» **Exercise prompt**: Extract the text of each entry below exactly, leaving every image behind.

★ ★ ★ ★

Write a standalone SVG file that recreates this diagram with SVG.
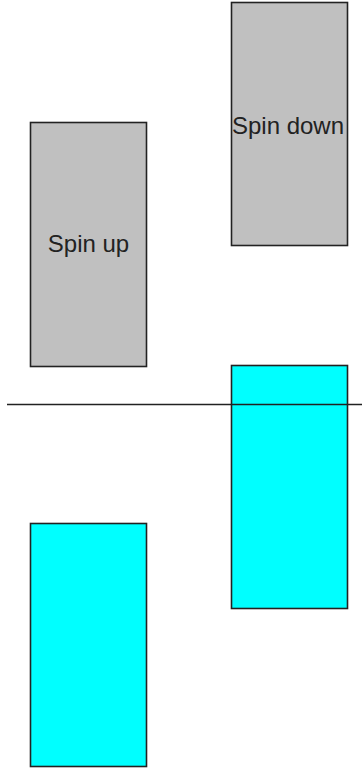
<svg xmlns="http://www.w3.org/2000/svg" width="362" height="771" viewBox="0 0 362 771">
<style>
.box{stroke:#222;stroke-width:1.6}
.gray{fill:#c0c0c0}
.cyan{fill:#00ffff}
.lbl{font-family:"Liberation Sans",Arial,sans-serif;font-size:24px;fill:#222;text-anchor:middle}
</style>
<rect width="362" height="771" fill="#fff"/>
<g id="spin-up"><rect class="box gray" x="30.5" y="122.5" width="116" height="244"/><text class="lbl" x="88.5" y="252">Spin up</text></g>
<g id="spin-down"><rect class="box gray" x="231.5" y="2.5" width="116" height="243"/><text class="lbl" x="288" y="134">Spin down</text></g>
<g id="cyan-right"><rect class="box cyan" x="231.5" y="365.5" width="116" height="243"/></g>
<g id="cyan-left"><rect class="box cyan" x="30.5" y="523.5" width="116" height="243"/></g>
<g id="connectors"><line x1="7" y1="404.5" x2="362" y2="404.5" stroke="#222" stroke-width="1.6"/></g>
</svg>
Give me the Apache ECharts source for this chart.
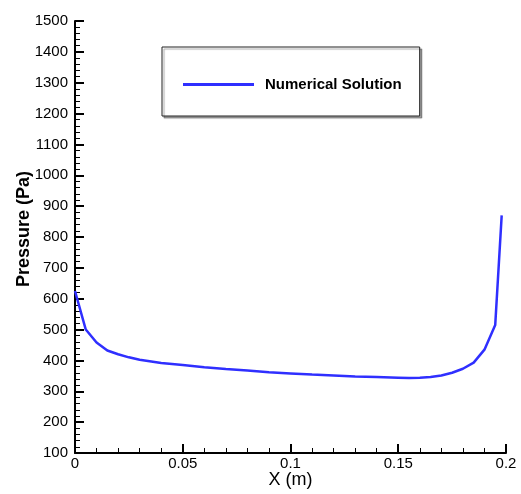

★ ★ ★ ★

» **Written answer**:
Write a standalone SVG file that recreates this diagram with SVG.
<svg xmlns="http://www.w3.org/2000/svg" width="362" height="771" viewBox="0 0 362 771">
<style>
.box{stroke:#222;stroke-width:1.6}
.gray{fill:#c0c0c0}
.cyan{fill:#00ffff}
.lbl{font-family:"Liberation Sans",Arial,sans-serif;font-size:24px;fill:#222;text-anchor:middle}
</style>
<rect width="362" height="771" fill="#fff"/>
<g id="spin-up"><rect class="box gray" x="30.5" y="122.5" width="116" height="244"/><text class="lbl" x="88.5" y="252">Spin up</text></g>
<g id="spin-down"><rect class="box gray" x="231.5" y="2.5" width="116" height="243"/><text class="lbl" x="288" y="134">Spin down</text></g>
<g id="cyan-right"><rect class="box cyan" x="231.5" y="365.5" width="116" height="243"/></g>
<g id="cyan-left"><rect class="box cyan" x="30.5" y="523.5" width="116" height="243"/></g>
<g id="connectors"><line x1="7" y1="404.5" x2="362" y2="404.5" stroke="#222" stroke-width="1.6"/></g>
</svg>
Give me the Apache ECharts source for this chart.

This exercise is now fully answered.